The University of New Mexico Student Health and Counseling hosted “The Self-hood Struggle” student workshop with African American Student Services in Mesa Vista Hall Monday.
Desa Karye Daniel, a doctoral student at UNM and a mental health counselor for African American Student Services, gave a presentation titled “A Phenomenological Study of the Invisibility Syndrome Among African American College Students.” This presentation covered the background of Daniel’s own study.
Christopher Collins, senior student program advisor at African American Student Services, helped organize the event.
“I just think that this was a great event, and we definitely want to raise cultural awareness here, on campus, and just have everyone’s experiences be that much better here at UNM,” he said.
Daniel opened her presentation by asking attendees to think about their emotions when they were accepted into college, during their college career and after graduation or right before graduation. She shared her own experiences as well.
She said, while many people may use similar language to describe their experience throughout college, incorporating race changes how people discuss university life.
Daniel’s presentation covered the idea of ethnic invisibility. She said this occurs when a person does not recognize another person as an individual, as a result of a lack of validation, microaggressions, racial slights and discrimination. Often a person dismissing another’s cultural background, a nuance of someone claiming that they “don’t see color.”
In academia, Daniel said, this can be seen through an attempt to treat students the same regardless of circumstance, pretending that there or no biases or assumptions on how a person presents, not recognizing that person as an individual.
She said a person cannot equate their own experiences to the experiences of others but should take each person’s experiences for what they are and validate those experiences.
“Students of color have different experiences from what we know of our white brothers and sisters,” Daniel said.
People of color have a “sixth sense,” a gut feeling that a person has about a situation or an “inner vigilance,” for racial slights people of color maintain throughout life, she said,.
After a brief discussion, Daniel presented on Critical Race Theory and its importance on college campuses.
“Race is in every single thing we do,” she said.
Daniel said people must acknowledge that experiences vary among individuals, and it is crucial not to perpetuate mainstream stereotypes.
She also covered stereotype threat, a phenomenon in which students begin to question who they are and why they are attending a university due to the microaggressions and stereotypes they experience.
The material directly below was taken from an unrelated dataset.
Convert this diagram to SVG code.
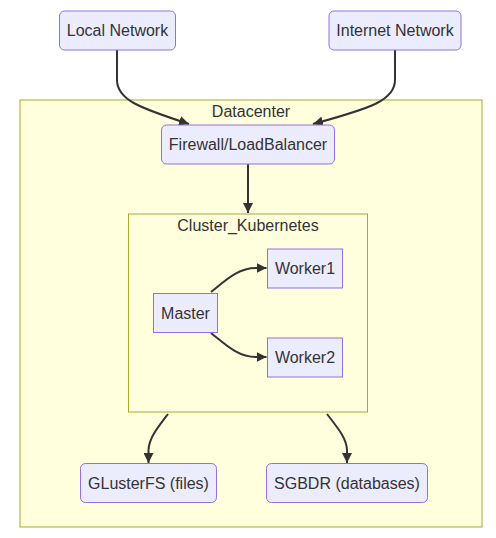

Daniel said this can eventually lead to racial battle fatigue.
With racial battle fatigue, students of color begin to feel anxious in a space, and it can happen with students in classes with professors who perpetuate stereotypes, dismiss cultural backgrounds or generally do not recognize a person as an individual, she said. This can lead to a person not feeling comfortable attending class due to the professor’s comments or attitude.
Daniel said the experiences of those who encounter Racial Battle Fatigue need to be validated and processed.
She said a person first must understand what is occurring in a given situation. Next, a person must reflect on the situation and the feelings that arise from it, particularly if it is on a college campus and there is a power dynamic present, such as cases that involve professors. Lastly, a person must determine the appropriate following action, and sometimes, Daniel commented, that can be telling the right people who can address the situation.
Daniel encouraged attendees to constantly confront their own biases and push back against the norm.
“It’s important not to label things as small or mediocre. You should be validated,” she said.
At the end of her presentation, Daniel informed attendees of various resources, including counseling at SHAC and the AGORA Crisis Center. She encouraged students to talk to counselors at SHAC, or share with friends and family to sort through whatever they are experiencing.
“What I really hope students got out of this event is that in their struggles here on campus, especially racially and socially, they’re not alone,” Collins said.